According to Danesi, the more these circuits are activated the more hardwired they become, until it becomes almost impossible to turn them off. The same is true of conspiracy theories – research shows that people who believe them develop more rigid neural pathways, meaning they find it difficult to rethink situations.
“When we come across a big lie or a conspiracy theory, it can shape our ideas without us even being aware of it,” says Danesi.
“By being exposed to particular metaphors, we may develop hostile feelings towards specific groups – this is why hate groups use metaphors to turn the switches on, so as to motivate people to violent activism.”

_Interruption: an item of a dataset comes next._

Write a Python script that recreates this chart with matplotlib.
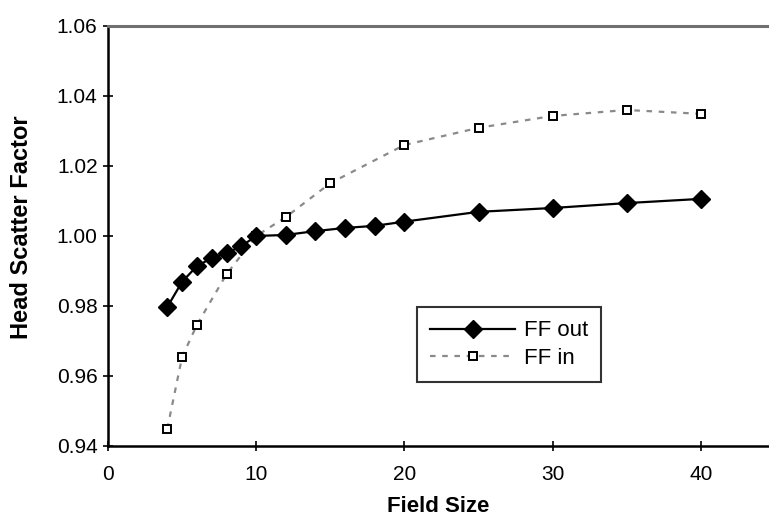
import matplotlib
matplotlib.use("Agg")
import matplotlib.pyplot as plt

plt.rcParams['font.family'] = ['Liberation Sans', 'DejaVu Sans']

# field size (cm) and head scatter factors
size_out = [4, 5, 6, 7, 8, 9, 10, 12, 14, 16, 18, 20, 25, 30, 35, 40]
ff_out = [0.9797, 0.9869, 0.9914, 0.9937, 0.9951, 0.9971, 1.0000, 1.0003,
          1.0014, 1.0023, 1.0029, 1.0041, 1.0069, 1.0080, 1.0094, 1.0106]

size_in = [4, 5, 6, 8, 10, 12, 15, 20, 25, 30, 35, 40]
ff_in = [0.9449, 0.9654, 0.9746, 0.9891, 1.0000, 1.0054, 1.0151,
         1.0260, 1.0309, 1.0343, 1.0360, 1.0349]

x_ticks = [0, 10, 20, 30, 40]
y_ticks = [0.94, 0.96, 0.98, 1.00, 1.02, 1.04, 1.06]

fig = plt.figure(figsize=(7.69, 5.25), dpi=100)
ax = fig.add_axes([0.1404, 0.1505, 0.8596, 0.80])

ax.plot(size_out, ff_out, color='black', lw=1.6, marker='D', ms=9,
        mfc='black', mec='black', label='FF out', zorder=3)
ax.plot(size_in, ff_in, color='#8a8a8a', lw=1.6, ls=(0, (2.5, 3)),
        marker='s', ms=6, mfc='white', mec='black', mew=1.4,
        label='FF in', zorder=2)

ax.set_xlim(0, 44.6)
ax.set_ylim(0.94, 1.06)
ax.set_xticks(x_ticks)
ax.set_yticks(y_ticks)
ax.set_yticklabels([f"{v:.2f}" for v in y_ticks])
ax.tick_params(direction='inout', length=7, width=1.2, labelsize=15,
               colors='black')
ax.tick_params(axis='y', pad=4)
ax.tick_params(axis='x', pad=10)

for side in ['left', 'bottom']:
    ax.spines[side].set_linewidth(1.8)
ax.spines['top'].set_color('#707070')
ax.spines['top'].set_linewidth(2.2)
ax.spines['right'].set_visible(False)

ax.set_xlabel('Field Size', fontsize=16, fontweight='bold', labelpad=9)
ax.set_ylabel('Head Scatter Factor', fontsize=17, fontweight='bold')
ax.yaxis.set_label_coords(-0.113, 0.52)

leg = ax.legend(loc='upper left', bbox_to_anchor=(0.4675, 0.331), fontsize=16,
                frameon=True, fancybox=False, edgecolor='black',
                handlelength=3.8, handletextpad=0.4, borderpad=0.6,
                labelspacing=0.3, borderaxespad=0)
leg.get_frame().set_linewidth(1.5)

fig.savefig('out.png', dpi=100)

Unfortunately, research into this brain wiring also shows that once people begin to believe lies, they are unlikely to change their minds even when confronted with evidence that contradicts their beliefs.
On the contrary, these people will instead seek out information that confirms their beliefs, avoid anything that is in conflict with them, or even turn the contrasting information on its head, so as to make it fit their beliefs. For this reason, it is unlikely that people with strong convictions will ever change their minds about anything.
According to Danesi, this can have devastating consequences.
“When lies are used to generate hate, harmful behaviors tend to result, including violence and genocide against the target individual or groups,” says Danesi.
“The spread of lies is also becoming a powerful factor in generating political and social instability worldwide, destabilizing democracies.”
What Can Be Done?
Is there anything we can do to protect ourselves from the power of lies? According to Danesi, the best thing we can do is to understand the metaphors of the other party, and to examine one’s own metaphors.
However, history and science tells us that it is unlikely to work – research shows that once a lie is accepted as believable, the brain becomes more susceptible to subsequent lying.